New roles and the talent equation
Adoption is creating demand for new positions. Respondents identified AI-specialist professionals (39%), IT and cybersecurity specialists (37%), AI implementation managers (33%), and AI-specialist trainers (32%) as emerging roles. At the same time, 36% of legal professionals expect their own job titles or responsibilities to change within three to five years because of GenAI. Agentic AI - which can break down complex tasks, execute subtasks across platforms, and escalate decisions to humans - is already in use at several large law firms, positioning early adopters to reduce attrition and attract talent. Indeed, 32% of professionals using professional-grade AI said they would turn down a role that did not offer such tools.
The training and education landscape is shifting accordingly. Legal teams interested in staying current can explore AI for Legal Professionals Courses to develop the judgment, ethics, and technical literacy that firms and clients now require. As one respondent put it, the future is about practicing creatively while drawing on nuanced professional judgment - and that demands continuous skill-building at every level.

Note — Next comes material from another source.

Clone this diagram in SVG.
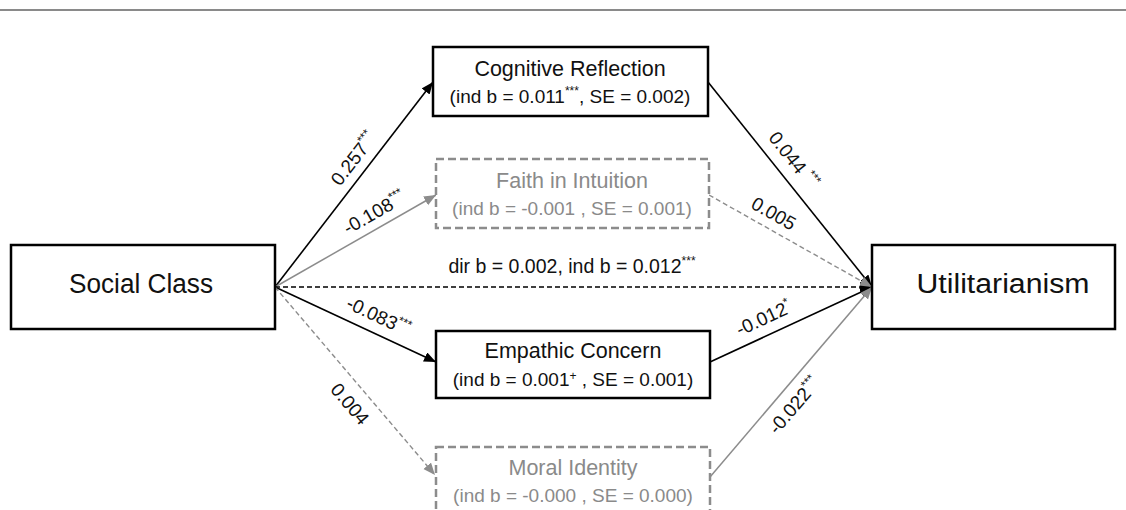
<svg xmlns="http://www.w3.org/2000/svg" width="1126" height="510" viewBox="0 0 1126 510">
<defs>
<style>
text{font-family:"Liberation Sans",Arial,sans-serif;}
.box{fill:#fff;stroke:#000;stroke-width:2.5;}
.gbox{fill:#fff;stroke:#8c8c8c;stroke-width:2.5;stroke-dasharray:8 4;}
.t1{font-size:21.5px;fill:#111;text-anchor:middle;}
.t2{font-size:19px;fill:#111;text-anchor:middle;}
.g{fill:#8a8a8a;}
.big{font-size:27px;fill:#111;text-anchor:middle;}
.lab{font-size:19px;fill:#111;text-anchor:middle;}
.sup{font-size:12px;}
.e{fill:none;stroke:#000;stroke-width:1.6;}
.ge{fill:none;stroke:#8c8c8c;stroke-width:1.5;}
.gd{fill:none;stroke:#8c8c8c;stroke-width:1.4;stroke-dasharray:5 3;}
.bd{fill:none;stroke:#000;stroke-width:1.6;stroke-dasharray:5 3;}
</style>
<marker id="ab" markerUnits="userSpaceOnUse" markerWidth="14" markerHeight="12" refX="12" refY="5" orient="auto"><path d="M0,0 L12,5 L0,10 Z" fill="#000"/></marker>
<marker id="ag" markerUnits="userSpaceOnUse" markerWidth="14" markerHeight="12" refX="12" refY="5" orient="auto"><path d="M0,0 L12,5 L0,10 Z" fill="#8c8c8c"/></marker>
</defs>
<rect width="1126" height="510" fill="#fff"/>
<line x1="0" y1="10" x2="1126" y2="10" stroke="#8a8a8a" stroke-width="2"/>

<g id="connectors">
<line class="e" x1="275" y1="287" x2="433" y2="82" marker-end="url(#ab)"/>
<line class="ge" x1="275" y1="287" x2="436" y2="195" marker-end="url(#ag)"/>
<line class="bd" x1="275" y1="287" x2="872" y2="287" marker-end="url(#ab)"/>
<line class="e" x1="275" y1="287" x2="436" y2="362" marker-end="url(#ab)"/>
<line class="gd" x1="275" y1="287" x2="435" y2="475" marker-end="url(#ag)"/>
<line class="e" x1="708" y1="82" x2="872" y2="287" marker-end="url(#ab)"/>
<line class="gd" x1="709" y1="195" x2="872" y2="287" marker-end="url(#ag)"/>
<line class="e" x1="710" y1="362" x2="872" y2="287" marker-end="url(#ab)"/>
<line class="ge" x1="710" y1="477" x2="872" y2="287" marker-end="url(#ag)"/>

<text class="lab" transform="translate(366,168) rotate(-52.4)" y="-9">0.257<tspan class="sup" dy="-8">***</tspan></text>
<text class="lab g" transform="translate(382,226) rotate(-29.7)" y="-9">-0.108<tspan class="sup" dy="-8">***</tspan></text>
<text class="lab" transform="translate(780,171) rotate(51.3)" y="-11">0.044 <tspan class="sup" dy="-8">***</tspan></text>
<text class="lab g" transform="translate(766,227) rotate(29.4)" y="-9">0.005</text>
<text class="lab" transform="translate(371,332) rotate(25)" y="-11">-0.083<tspan class="sup" dy="-8">***</tspan></text>
<text class="lab g" transform="translate(364,392) rotate(49.6)" y="25">0.004</text>
<text class="lab" transform="translate(771,334) rotate(-24.8)" y="-11">-0.012<tspan class="sup" dy="-8">*</tspan></text>
<text class="lab g" transform="translate(781,394) rotate(-49.5)" y="24">-0.022<tspan class="sup" dy="-8">***</tspan></text>
<text class="t1" x="572" y="273" style="font-size:19.5px">dir b = 0.002, ind b = 0.012<tspan class="sup" dy="-8">***</tspan></text>
</g>

<g id="social-class">
<rect class="box" x="11" y="245" width="264" height="84"/>
<text class="big" x="141" y="293" textLength="144" lengthAdjust="spacingAndGlyphs">Social Class</text>
</g>
<g id="utilitarianism">
<rect class="box" x="872" y="245" width="243" height="84"/>
<text class="big" x="1003" y="293" textLength="173" lengthAdjust="spacingAndGlyphs">Utilitarianism</text>
</g>
<g id="cognitive-reflection">
<rect class="box" x="433" y="47" width="275" height="69"/>
<text class="t1" x="570" y="76">Cognitive Reflection</text>
<text class="t2" x="570" y="103">(ind b = 0.011<tspan class="sup" dy="-8">***</tspan><tspan dy="8">, SE = 0.002)</tspan></text>
</g>
<g id="faith-in-intuition">
<rect class="gbox" x="436" y="159" width="273" height="69"/>
<text class="t1 g" x="572" y="188">Faith in Intuition</text>
<text class="t2 g" x="572" y="215">(ind b = -0.001 , SE = 0.001)</text>
</g>
<g id="empathic-concern">
<rect class="box" x="436" y="331" width="274" height="67"/>
<text class="t1" x="573" y="358">Empathic Concern</text>
<text class="t2" x="573" y="386">(ind b = 0.001<tspan class="sup" dy="-6">+</tspan><tspan dy="6"> , SE = 0.001)</tspan></text>
</g>
<g id="moral-identity">
<rect class="gbox" x="436" y="447" width="274" height="75"/>
<text class="t1 g" x="573" y="475">Moral Identity</text>
<text class="t2 g" x="573" y="502">(ind b = -0.000 , SE = 0.000)</text>
</g>
</svg>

Why this matters for legal professionals
The data points to a hard fact: clients are willing to leave firms that can't explain how AI improves their advice, and junior talent is willing to leave firms that refuse to adopt it. The gap between what AI can do and what most legal teams currently deliver is also a retention risk. For lawyers, the task is not to become technologists but to understand how to select, oversee, and ethically deploy AI so that speed does not erode trust. The firms that treat AI adoption as a professional competency elective will face attrition on two fronts; those that embed it into their fiduciary responsibility will keep both clients and people.